Je suis heureux, mes frères, que vous apparteniez à l'école de ces derniers, c'est-à-dire à l'école du Saint-Esprit, où vous apprendrez la bonté, la discipline et la science et où vous pourriez vous écrier : j'ai eu plus d'intelligence que tous ceux qui m'instruisaient (Ps 118,99).
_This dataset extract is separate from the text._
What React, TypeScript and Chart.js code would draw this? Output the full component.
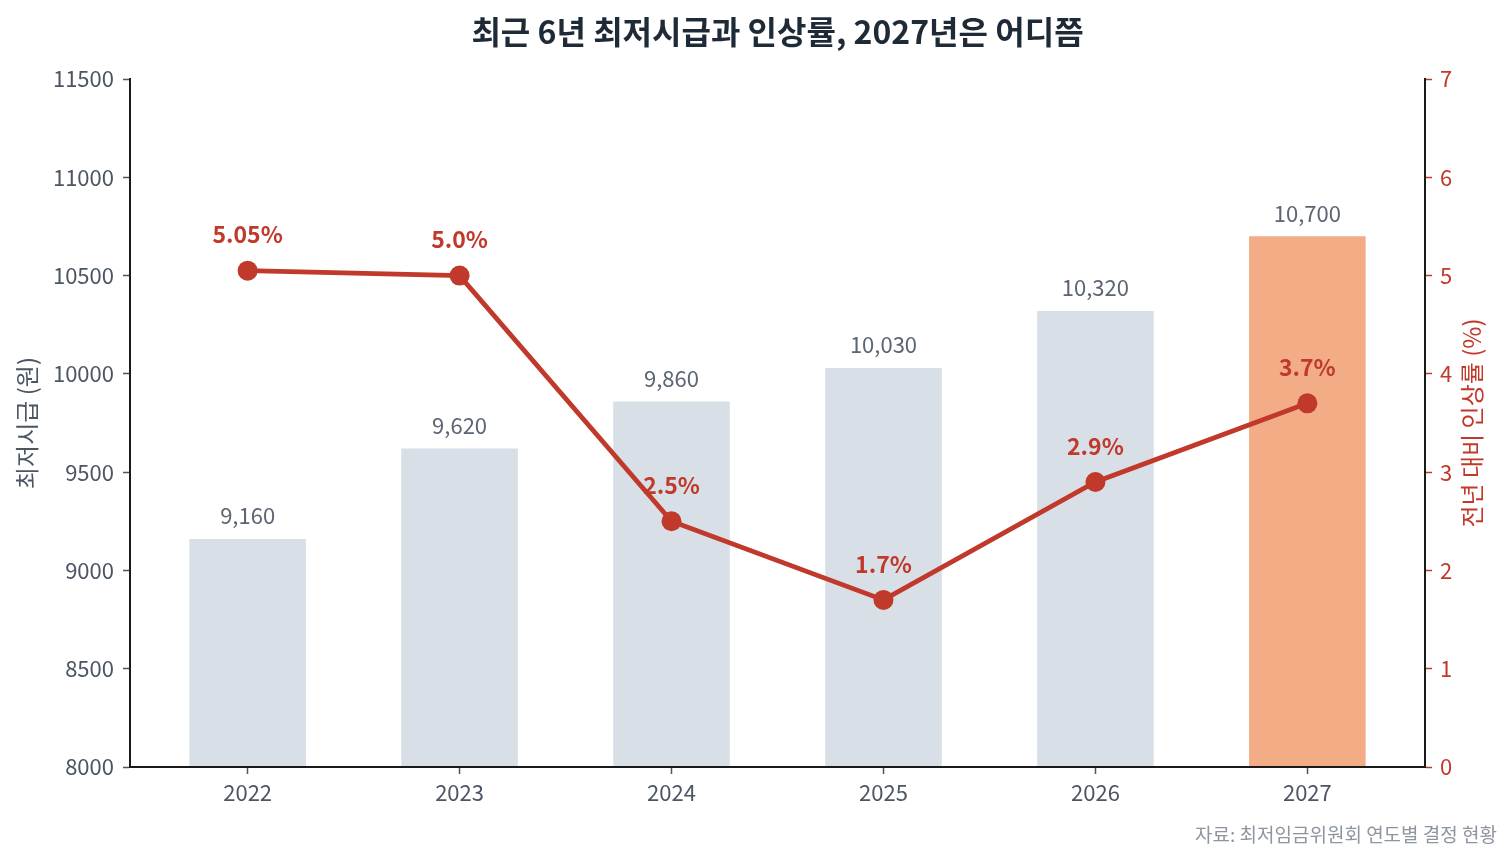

Mais comme le pouvoir des miracles est accordé quelquefois à certains hommes, sans qu'ils s'en servent pour leur propre salut, le Saint-Esprit se communique en troisième lieu à nous, pour le salut, lorsque nous nous convertissons au Seigneur notre Dieu de tout notre cœur. Il nous est donné pour l'aide, lorsqu'il vient au secours de notre faiblesse dans toutes nos luttes, mais lorsqu'il rend témoignage à notre esprit, que nous sommes enfants de Dieu, il vient à nous pour la consolation. Il se donne enfin pour la ferveur, lorsque dirigeant son souffle puissant dans le cœur des saints, il y allume le violent incendie de l'amour qui fait que nous nous glorifions non seulement dans l'espérance des enfants de Dieu, mais même dans nos tribulations, recevant les humiliations comme un honneur, les affronts comme une joie, les humiliations enfin comme une élévation. Nous avons tous reçu le Saint-Esprit pour le salut, si je ne me trompe, mais je ne pense pas qu'on puisse dire de même que nous l'avons tous reçu pour la ferveur. En effet, il y en a bien peu qui soient remplis de ce dernier esprit-là, et bien peu qui cherchent à l'avoir. Satisfaits dans les entraves où nous nous trouvons, nous ne faisons rien pour respirer en liberté, rien même pour aspirer à cette liberté. Prions donc, mes frères, que les jours de la Pentecôte, ces jours de détente et de joie, ces vrais jours de jubilé s'accomplissent en nous. Puisse le Saint-Esprit nous retrouver toujours tous ensemble, unis de corps, unis également de cœur, et rassemblés dans le même lieu, en vertu de notre promesse de stabilité, à la louange et à la gloire de l'Epoux de l'Église, Notre-Seigneur Jésus-Christ qui est élevé par dessus tout, étant Dieu, et béni dans tous les siècles.